The ice lost is equivalent to a 100-meter-thick sheet of ice able to cover the whole of the U.K. Another way to think of it is as 28 giant ice cubes —one for every trillion metric tons of ice lost—each taller than Mount Everest and measuring 10 kilometers in width, height and depth, the scientists said.

“One of the key roles of Arctic sea ice is to reflect solar radiation back into space, which helps keep the Arctic cool,” said Isobel Lawrence, a researcher at the Leeds’ Centre for Polar Observation and Modelling. “As the sea ice shrinks, more solar energy is being absorbed by the oceans and atmosphere, causing the Arctic to warm faster than anywhere else on the planet.”

The survey, which also analyzed 215,000 mountain glaciers around the planet, concluded that half of the losses were from ice on land, including from mountain glaciers and the Greenland and Antarctic ice sheet. These losses have raised global sea levels by an estimated 35 millimeters.

From Antarctica to the Arctic, the world’s ice is melting faster than ever, according to a new global satellite survey that calculated the amount of ice lost from a generation of rising temperatures.

Between 1994 and 2017, the Earth lost 28 trillion metric tons of ice, the survey showed. That is an amount roughly equivalent to a sheet of ice 100 meters thick covering the state of Michigan or the entire U.K.—and the meltwater from so much ice loss has raised the sea level just over an inch or so world-wide, the scientists said.

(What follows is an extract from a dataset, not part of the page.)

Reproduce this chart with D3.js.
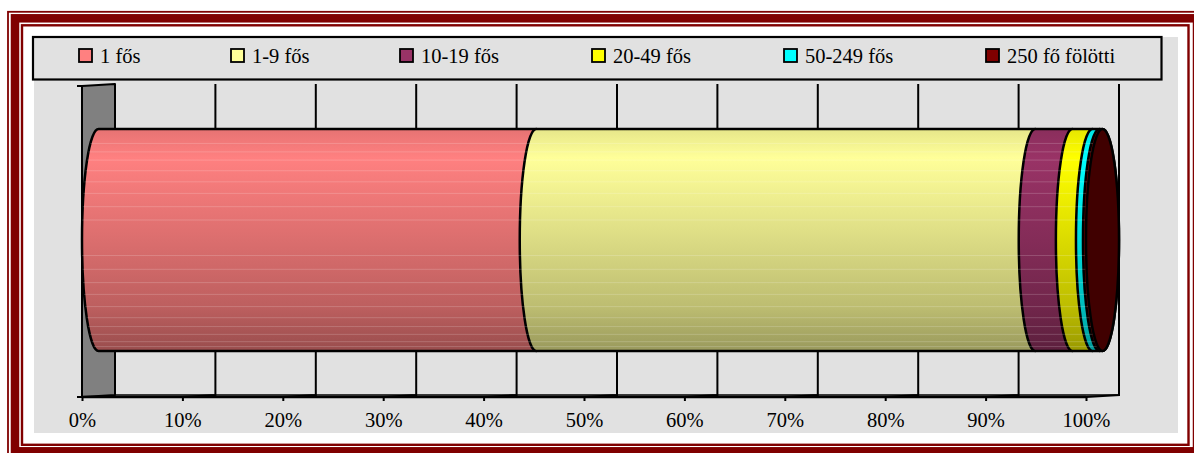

“It’s such a huge amount it’s hard to imagine it,” said Thomas Slater, a research fellow at the U.K.’s University of Leeds Centre for Polar Observation and Modelling and the lead author of a paper describing the new research. “Ice plays a crucial role in regulating the global climate, and losses will increase the frequency of extreme weather events such as flooding, fires, storm surges and heat waves.”

The paper was published Monday in the European Geophysical Union’s journal the Cryosphere.

Adding up the loss from glaciers, ice shelves, polar ice caps and sea ice, Dr. Slater and his colleagues determined that the rate of global melting has accelerated 65% since the 1990s.

The ice loss has grown from 0.8 trillion tons a year to 1.3 trillion tons a year, driven by rising atmospheric and ocean temperatures resulting from greenhouse gas emissions, the scientists said. Slightly more than half the ice loss occurred in the Northern Hemisphere.

Dr. Slater and a team of eight other scientists from the University of Edinburgh, University College London and a Edinburgh-based climate data company called Earth Wave Ltd. based their findings on 50 studies of ice loss, field measurements and data from 17 satellite missions.

The researchers employed a variety of techniques to reach their conclusions. These included the use of satellite altimeters and gravity sensors to measure the volume and mass of ice on the ground below. They also used satellite imagery of ice shelves and glaciers to detect changes over the years.

“It’s a reminder that dangerous climate change is already here, in this case in the form of melting ice, rising sea level and the inundation of our coastlines,” said Michael Mann, a Pennsylvania State University climatologist and author of “The New Climate War.” He wasn’t involved in the research.

The new research comes as the U.S. moved last week to rejoin the Paris Agreement, an international climate accord designed to limit greenhouse-gas emissions by 2050 and keep the rise in global temperature to no more than 3.6 degrees Fahrenheit (2 degrees Celsius), compared with preindustrial levels.

Former President Trump officially withdrew from the accord last year after vowing to do so for several years.

The average global temperature has risen about 2 degrees Fahrenheit since the 1880s, when systematic record-keeping began, according to the National Aeronautics and Space Administration.

Last week, NASA and the European Union’s Copernicus Climate Change Service announced that Earth’s average global surface temperature in 2020 tied 2016 as the warmest year on record.

Independent studies by the National Oceanic and Atmospheric Administration and a private climate-analysis group called Berkeley Earth found that 2020 was slightly colder than 2016 but warmer than every other year since 1850.

All told, the past seven years have been the warmest in the modern record, according to NASA.

“It’s important that we keep up with the big picture for ice because the story there is very dramatic, despite the possibility that one glacier here or there might be doing something different,” said climate scientist Gavin Schmidt, director of the NASA Goddard Institute for Space Studies in New York.